As part of my continuing self-education and in following the advice of the Pragmatic Programmers to learn at least one new programming language per year, I've been messing around with Go in the evenings for the past few weeks. I've been working through the tour and trying out various exercises suggested there.
I'm a little ambivalent about Go as of now. The language has some really cool features that I like such as multiple return values and goroutines but I find the general structure of Go programs a big departure from what I'm used to in
Java. Frankly, I find a Go program's structure a bit disconcerting.

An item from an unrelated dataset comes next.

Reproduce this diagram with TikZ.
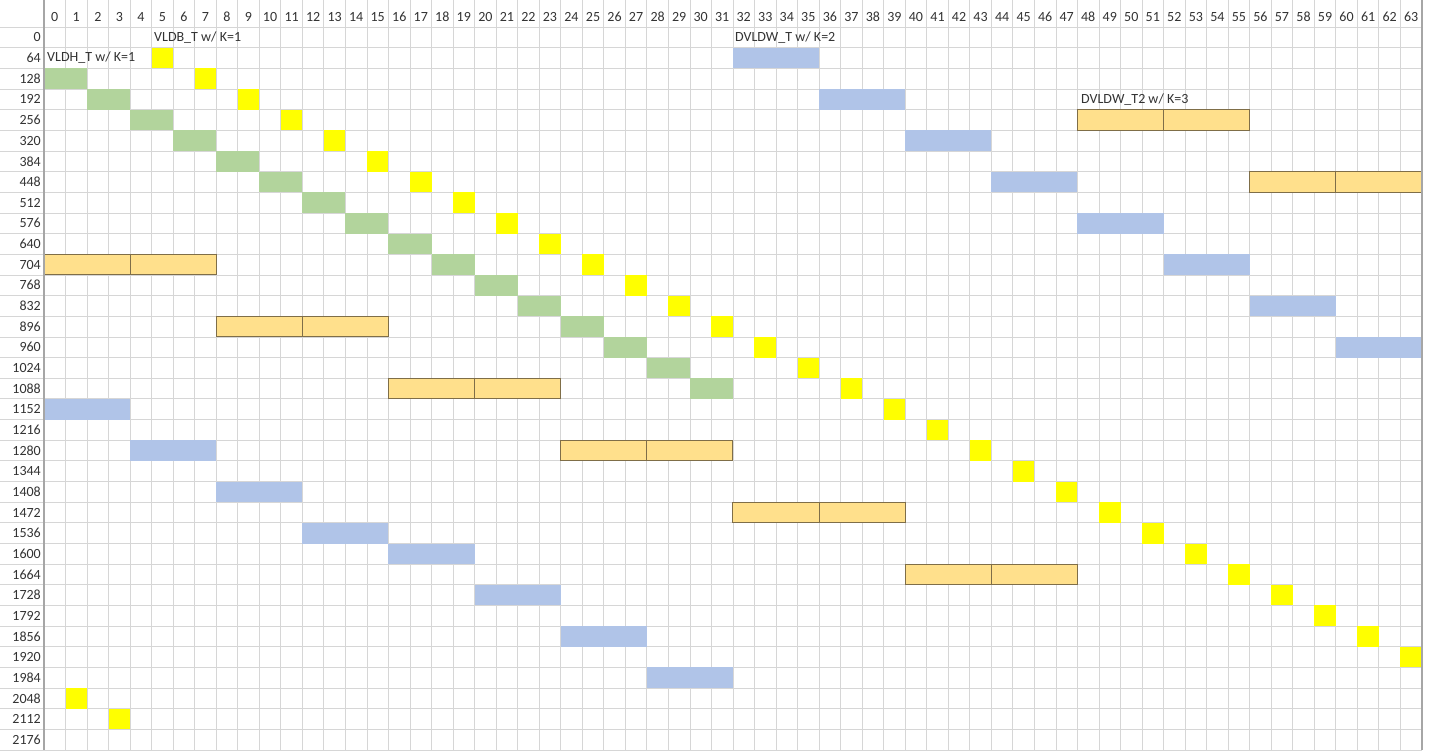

I learned Python a couple of years ago and Go programs seem to have an even less cohesive structure than Python. In Python, you put methods under a class heading but you still have to specify
self as the first parameter to the functions/methods
def'd under it. In Go, the
func definitions just have to be in the same package as the data structure(s) that they use and operate on—at least that's my impression for now, which of course may still be wrong at this point. You still have to explicitly "bind" a
func to an associated data structure by declaring the data
struct as a "receiver" in the
func header. Then you still have to explicitly use the receiver's reference inside the
func. In Go, there doesn't seem to be a notion of "
this" or "
self" as there is in Java and Python, respectively. There also isn't an implicit association between a set of data/fields with the
funcs/methods that operate on them that's based on the program structure. My impression when I read a Go program is that you just have a bunch of loose
struct and
func definitions and you have to manually/explicitly tie these things together.